The action in Star Island, for instance, takes place mostly in South Beach, which Hiaasen populates with an unseemly cast of characters. They include an over-sexed, under-talented, mayhem-creating pop star named Cherry Pye, Cherry's salaried double, Ann DeLusia, an overweight, obsessed paparazzo who answers to the handle Bang Abbott, plus Chemo, a psychotic body guard whose barracuda-severed arm has been replaced by a weed-whacker prosthesis.

With the exception of his three novels for children and a smattering of non-fiction, most of Hiaasen's oeuvre can be found in the crime or mystery fiction section of your favourite bookstore, racked like so many boxes of brand detergent in bright, candy-coloured covers. Yet it's a berth Hiaasen finds rather, well . . . mysterious.

"My books are character-driven. They're not driven by the story," he explained. "There's not this precise, linear plotting . . . And there's no mystery really. If anything, the mystery is how are these people going to get out of this fix or end up."

In the late 1980s, Hiaasen's editor at Random House pressured the writer to take a character from his third novel, Skin Tight -- a state's attorney investigator -- and hook all his future novels around the investigator's exploits. Hiaasen begged off becoming a serialist, even though, sipping a big glass of Coca-Cola, he acknowledged it likely would have "made an easier road."

"Y'see, I get so bored so easily. I like to start with a clean slate each time. Sure, I'll have characters drop in and out of books but the main cast of characters always changes. Maybe I'm wrong but I think if had the same joe detective guy or gal, I wouldn't write them as well; I wouldn't do as good a job."

"If you're doing it right," he added, "it shouldn't be easy."

The son of a lawyer father and teacher mother, Hiaasen began writing professionally as a reporter after university graduation, eventually joining the Miami Herald in the mid-1970s.

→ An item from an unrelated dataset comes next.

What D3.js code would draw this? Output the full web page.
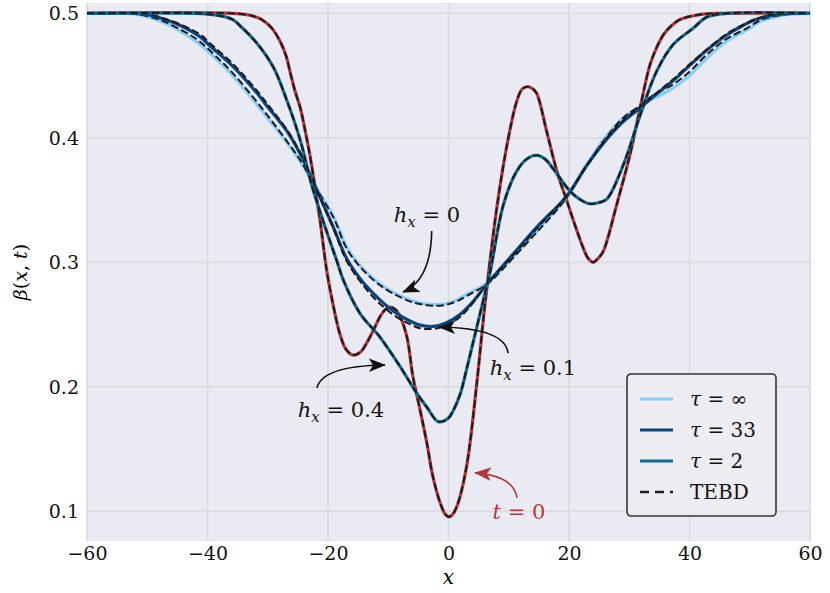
<!DOCTYPE html>
<html>
<head>
<meta charset="utf-8">
<script src="https://cdn.jsdelivr.net/npm/d3@7"></script>
<style>
    body { margin: 0; background: #fff; }
</style>
</head>
<body>
<div id="chart"></div>
<script>
let xTicks = [-60, -40, -20, 0, 20, 40, 60];
let yTicks = [0.1, 0.2, 0.3, 0.4, 0.5];

// t = 0 (initial profile)
let t0X = [-60, -36, -33, -31, -29.5, -28, -26.9, -26.3, -25.5, -24.6, -23.8, -23, -22.2, -21.3, -20.2, -19.2, -18, -17,
    -15.8, -14.6, -13.6, -12.4, -11.4, -10.5, -9.7, -8.8, -8, -6.9, -5.9, -4.7, -3.6, -2.6, -1.4, -0.6, 0, 0.6, 1.4, 3,
    4.7, 5.8, 6.5, 8, 9.7, 11.3, 12.2, 13, 13.8, 14.6, 16.3, 18, 19.6, 20.7, 22.4, 23.2, 24, 24.8, 25.7, 27.9, 30.1,
    31.8, 33.4, 34.5, 35.7, 37, 38.4, 41.7, 45, 60];
let t0Y = [0.5, 0.5, 0.4985, 0.495, 0.489, 0.478, 0.465, 0.453, 0.438, 0.424, 0.406, 0.386, 0.362, 0.333, 0.293,
    0.267, 0.242, 0.23, 0.2255, 0.228, 0.235, 0.246, 0.256, 0.262, 0.264, 0.262, 0.256, 0.24, 0.208, 0.181, 0.155,
    0.128, 0.107, 0.098, 0.0955, 0.097, 0.104, 0.136, 0.203, 0.255, 0.285, 0.343, 0.394, 0.429, 0.439, 0.441, 0.44,
    0.436, 0.405, 0.373, 0.35, 0.334, 0.311, 0.303, 0.3, 0.303, 0.309, 0.346, 0.386, 0.424, 0.458, 0.472, 0.483,
    0.49, 0.495, 0.499, 0.5, 0.5];

// h_x = 0  (tau = inf)
let h0X = [-60, -53, -51, -48, -45.7, -43, -41.2, -38.5, -36, -33, -30.2, -27.4, -24.6, -22.4, -19.1, -16.9, -14.8,
    -12.5, -10.3, -8, -6, -4.2, -2.2, -0.3, 1.5, 3, 6.3, 8.5, 10.8, 15.2, 18.5, 20.2, 23, 26.3, 29, 31.8, 33, 35, 37.3,
    40, 42.9, 46, 49.5, 52, 55, 57.5, 60];
let h0Y = [0.5, 0.5, 0.4985, 0.494, 0.489, 0.481, 0.475, 0.463, 0.451, 0.434, 0.417, 0.4, 0.381, 0.363, 0.337,
    0.3125, 0.298, 0.287, 0.279, 0.273, 0.269, 0.2668, 0.266, 0.2668, 0.27, 0.274, 0.283, 0.293, 0.305, 0.328, 0.346,
    0.357, 0.379, 0.402, 0.416, 0.425, 0.429, 0.434, 0.44, 0.45, 0.464, 0.477, 0.4866, 0.494, 0.498, 0.4995, 0.5];
let h0TebdY = [0.5, 0.5, 0.4988, 0.495, 0.49, 0.483, 0.477, 0.465, 0.453, 0.436, 0.419, 0.401, 0.382, 0.363, 0.336,
    0.311, 0.297, 0.286, 0.278, 0.272, 0.268, 0.266, 0.265, 0.266, 0.269, 0.273, 0.282, 0.292, 0.304, 0.327, 0.345,
    0.356, 0.378, 0.401, 0.416, 0.426, 0.431, 0.437, 0.443, 0.453, 0.467, 0.479, 0.488, 0.495, 0.4985, 0.4997, 0.5];

// h_x = 0.1  (tau = 33)
let h1X = [-60, -52, -49.5, -47, -44, -41.2, -39.6, -35.7, -31.3, -30.2, -26.9, -24.6, -22.4, -19.1, -16.9, -14.7,
    -12.5, -10.5, -8.6, -6.5, -4.7, -2.5, -0.5, 1.9, 4, 6.3, 10.8, 15.2, 18.5, 20.2, 23, 26.3, 29, 31.8, 33, 35, 37.3,
    40, 42.9, 46, 48.4, 51, 53.9, 57, 60];
let h1Y = [0.5, 0.5, 0.4985, 0.495, 0.489, 0.481, 0.474, 0.457, 0.433, 0.426, 0.406, 0.387, 0.364, 0.328, 0.303,
    0.287, 0.275, 0.266, 0.259, 0.253, 0.2495, 0.2485, 0.251, 0.258, 0.268, 0.282, 0.307, 0.331, 0.347, 0.357, 0.378,
    0.399, 0.413, 0.424, 0.429, 0.437, 0.446, 0.458, 0.4705, 0.482, 0.489, 0.495, 0.4986, 0.5, 0.5];
let h1TebdY = [0.5, 0.5, 0.499, 0.4955, 0.49, 0.483, 0.476, 0.459, 0.435, 0.428, 0.407, 0.388, 0.364, 0.327, 0.301,
    0.285, 0.272, 0.263, 0.256, 0.2505, 0.247, 0.2465, 0.249, 0.256, 0.267, 0.282, 0.306, 0.33, 0.347, 0.357, 0.378,
    0.4, 0.414, 0.425, 0.43, 0.438, 0.447, 0.459, 0.471, 0.483, 0.4895, 0.4955, 0.499, 0.5, 0.5];

// h_x = 0.4  (tau = 2)
let h4X = [-60, -42, -38.5, -35.8, -34.6, -31.8, -29.1, -26.9, -24.6, -22.7, -20.8, -18.6, -17.4, -14.7, -11.4, -8,
    -5.3, -3.5, -1.7, 0, 0.8, 2, 3, 4.7, 5.8, 6.9, 9.1, 11.3, 13, 14.6, 16, 17.4, 20.2, 22, 23.5, 25, 26.3, 29, 31.8,
    34.5, 37.3, 40.6, 42.9, 46.2, 60];
let h4Y = [0.5, 0.5, 0.4985, 0.495, 0.49, 0.476, 0.457, 0.431, 0.398, 0.362, 0.333, 0.302, 0.285, 0.259, 0.24,
    0.216, 0.195, 0.183, 0.172, 0.175, 0.181, 0.195, 0.214, 0.248, 0.27, 0.292, 0.346, 0.373, 0.383, 0.386, 0.383,
    0.375, 0.357, 0.35, 0.347, 0.348, 0.351, 0.378, 0.418, 0.453, 0.475, 0.488, 0.497, 0.5, 0.5];

let legendLabels = ['τ = ∞', 'τ = 33', 'τ = 2', 'TEBD'];
let colInf = '#87cefa', col33 = '#0b457e', col2 = '#126b90', colT0 = '#b4373d', colTebd = '#1c1c1c';

let W = 830, H = 593;
let margin = {left: 87, right: 20, top: 3, bottom: 52};
let fontFam = '"DejaVu Serif", serif';

let svg = d3.select('#chart').append('svg')
    .attr('width', W)
    .attr('height', H)
    .style('font-family', fontFam);

let x = d3.scaleLinear().domain([-60, 60]).range([margin.left, W - margin.right]);
let y = d3.scaleLinear().domain([0.0761, 0.5083]).range([H - margin.bottom, margin.top]);

// background and grid
svg.append('rect')
    .attr('x', margin.left).attr('y', margin.top)
    .attr('width', W - margin.left - margin.right)
    .attr('height', H - margin.top - margin.bottom)
    .attr('fill', '#eaeaf2');

svg.append('g').selectAll('line').data(xTicks).enter().append('line')
    .attr('x1', d => x(d)).attr('x2', d => x(d))
    .attr('y1', margin.top).attr('y2', H - margin.bottom)
    .attr('stroke', '#dcdcdf').attr('stroke-width', 1.8);
svg.append('g').selectAll('line').data(yTicks).enter().append('line')
    .attr('x1', margin.left).attr('x2', W - margin.right)
    .attr('y1', d => y(d)).attr('y2', d => y(d))
    .attr('stroke', '#dcdcdf').attr('stroke-width', 1.8);

// tick labels through d3 axes, with lines hidden
let xAxis = svg.append('g')
    .attr('transform', 'translate(0,' + (H - margin.bottom) + ')')
    .call(d3.axisBottom(x).tickValues(xTicks).tickSize(0).tickPadding(5)
        .tickFormat(d => d < 0 ? '\u2212' + Math.abs(d) : d));
let yAxis = svg.append('g')
    .attr('transform', 'translate(' + margin.left + ',0)')
    .call(d3.axisLeft(y).tickValues(yTicks).tickSize(0).tickPadding(8).tickFormat(d3.format('.1f')));
[xAxis, yAxis].forEach(a => {
    a.attr('font-family', null);
    a.select('.domain').remove();
    a.selectAll('text')
        .style('font-family', fontFam)
        .style('font-size', '19px')
        .attr('fill', '#111');
});
yAxis.selectAll('text').attr('dy', '0.35em');
xAxis.selectAll('text').attr('dy', '0.75em');

// curves
svg.append('clipPath').attr('id', 'clip').append('rect')
    .attr('x', margin.left).attr('y', margin.top)
    .attr('width', W - margin.left - margin.right)
    .attr('height', H - margin.top - margin.bottom);

let line = d3.line()
    .x(d => x(d[0]))
    .y(d => y(d[1]))
    .curve(d3.curveCatmullRom.alpha(0.5));

let plot = svg.append('g').attr('clip-path', 'url(#clip)');

function drawSeries(xs, ys, color, width, dash) {
    let pts = xs.map((v, i) => [v, ys[i]]);
    plot.append('path')
        .datum(pts)
        .attr('d', line)
        .attr('fill', 'none')
        .attr('stroke', color)
        .attr('stroke-width', width)
        .attr('stroke-dasharray', dash || null)
        .attr('stroke-linejoin', 'round');
}

let dash = '7.4,3.4';
drawSeries(t0X, t0Y, colT0, 3.2);
drawSeries(t0X, t0Y, colTebd, 2, dash);
drawSeries(h0X, h0Y, colInf, 3.2);
drawSeries(h0X, h0TebdY, colTebd, 2, dash);
drawSeries(h1X, h1Y, col33, 3.2);
drawSeries(h1X, h1TebdY, colTebd, 2, dash);
drawSeries(h4X, h4Y, col2, 3.2);
drawSeries(h4X, h4Y, colTebd, 2, dash);

// annotations (positions in data units)
let notes = [
    {lab: ['h', 'x', '0'], color: '#111', tx: -3.57, ty: 0.338, s: [-2.79, 0.3251], c: [-2.9, 0.2858], e: [-7.55, 0.2761]},
    {lab: ['h', 'x', '0.1'], color: '#111', tx: 14.02, ty: 0.2152, s: [9.88, 0.2271], c: [9.38, 0.2472], e: [-1.58, 0.248]},
    {lab: ['h', 'x', '0.4'], color: '#111', tx: -17.84, ty: 0.1813, s: [-21.83, 0.199], c: [-21.0, 0.2167], e: [-10.54, 0.2175]},
    {lab: ['t', null, '0'], color: colT0, tx: 11.7, ty: 0.0995, s: [11.37, 0.1107], c: [10.87, 0.1284], e: [4.4, 0.1308]}
];

let defs = svg.append('defs');
notes.forEach((n, i) => {
    defs.append('marker')
        .attr('id', 'head' + i)
        .attr('viewBox', '0 0 20 16')
        .attr('refX', 19).attr('refY', 8)
        .attr('markerWidth', 17).attr('markerHeight', 13.6)
        .attr('markerUnits', 'userSpaceOnUse')
        .attr('orient', 'auto')
        .append('path')
        .attr('d', 'M0,0 L20,8 L0,16 L5,8 Z')
        .attr('fill', n.color);

    let p = d3.path();
    p.moveTo(x(n.s[0]), y(n.s[1]));
    p.quadraticCurveTo(x(n.c[0]), y(n.c[1]), x(n.e[0]), y(n.e[1]));
    svg.append('path')
        .attr('d', p.toString())
        .attr('fill', 'none')
        .attr('stroke', n.color)
        .attr('stroke-width', 1.6)
        .attr('marker-end', 'url(#head' + i + ')');

    let t = svg.append('text')
        .attr('x', x(n.tx)).attr('y', y(n.ty) + 7)
        .attr('text-anchor', 'middle')
        .attr('fill', n.color)
        .style('font-size', '21px');
    t.append('tspan').style('font-style', 'italic').text(n.lab[0]);
    if (n.lab[1]) {
        t.append('tspan').style('font-style', 'italic').style('font-size', '15px')
            .attr('dy', 5).text(n.lab[1]);
        t.append('tspan').attr('dy', -5).text('\u00a0=\u00a0' + n.lab[2]);
    } else {
        t.append('tspan').text('\u00a0=\u00a0' + n.lab[2]);
    }
});

// axis labels
svg.append('text')
    .attr('x', x(0)).attr('y', 584)
    .attr('text-anchor', 'middle')
    .style('font-size', '20px').style('font-style', 'italic')
    .text('x');

let yl = svg.append('text')
    .attr('transform', 'translate(27,' + ((margin.top + H - margin.bottom) / 2) + ') rotate(-90)')
    .attr('text-anchor', 'middle')
    .style('font-size', '19px');
yl.append('tspan').style('font-style', 'italic').text('β');
yl.append('tspan').text('(');
yl.append('tspan').style('font-style', 'italic').text('x');
yl.append('tspan').text(', ');
yl.append('tspan').style('font-style', 'italic').text('t');
yl.append('tspan').text(')');

// legend
let lg = svg.append('g').attr('transform', 'translate(627,374)');
lg.append('rect')
    .attr('width', 149).attr('height', 142)
    .attr('rx', 4).attr('ry', 4)
    .attr('fill', '#ececf1')
    .attr('stroke', '#333').attr('stroke-width', 1.6);
let legCols = [colInf, col33, col2, colTebd];
legendLabels.forEach((lab, i) => {
    let yy = 25 + i * 31;
    lg.append('line')
        .attr('x1', 13).attr('x2', 46)
        .attr('y1', yy).attr('y2', yy)
        .attr('stroke', legCols[i])
        .attr('stroke-width', i === 3 ? 2.4 : 3.2)
        .attr('stroke-dasharray', i === 3 ? '9,6' : null);
    let t = lg.append('text')
        .attr('x', 63).attr('y', yy + 7)
        .style('font-size', '20px')
        .attr('fill', '#111');
    if (i < 3) {
        let parts = lab.split(' = ');
        t.append('tspan').style('font-style', 'italic').text(parts[0]);
        t.append('tspan').text('\u00a0=\u00a0' + parts[1]);
    } else {
        t.text(lab);
    }
});
</script>
</body>
</html>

Amazingly, he still writes a weekly column for the newspaper's Sunday op-ed pages even though, as a millionaire author with a summer home on Montana's Yellowstone River, there's no financial reason to do so. Hiaasen admitted he often thinks of giving up columnizing. "But then something like the BP oil spill comes along and how would I feel being relegated to the sidelines and not having that column handy to tee off on those guys? I would've been drooling like some rabid wolverine," he laughed, "not being able to do something on that."

Hiaasen's novels have brought him fame, of course, and over the years he's come to claim musicians, writers and celebrities such as Jimmy Buffett, Tom McGuane, Tom Brokaw, Jim Harrison and, most famously perhaps, the late Warren ( Werewolves of London) Zevon as pals or acquaintances. Yet Hiaasen, with his tidy haircut, Bass Weejuns and neatly pressed checked shirt, remains very much the aw-shucks/awe-struck fan who's still thrilled when someone just as famous -- or more so -- proclaims his or her fandom for him.

"A couple of years ago, I got a call from someone saying, 'You've never met the Stones. Woody and Keith would like you to come by before the concert.'" Hiaasen, his wife and stepson dutifully showed up back-stage in Fort Lauderdale at the appointed time. "They'd given us tickets, like, right in the front, which was great," Hiaasen recalled, "but I had no expectations this was going to result in any kind of meeting."

Then a woman appeared to lead him through a warren of hallways, eventually stopping at a room with a little sign on its door saying Snooker Room. "Behind it were Keith Richards and Ron Wood, playing snooker, cigarettes hanging, this thick haze of smoke. And they're saying, 'We're big fans of Warren [Zevon]and we love your books and dah-dah-dah and afterwards, I'm walking out, thinking, 'Holy crap, I've just met Keith Richards.'"

Hiaasen smiled. "The point is, none of this stuff is anything you expect when you start writing this stuff. It's been a great fringe benefit and I'm always tickled -- surprised! -- to find out anybody well-known has even looked at it."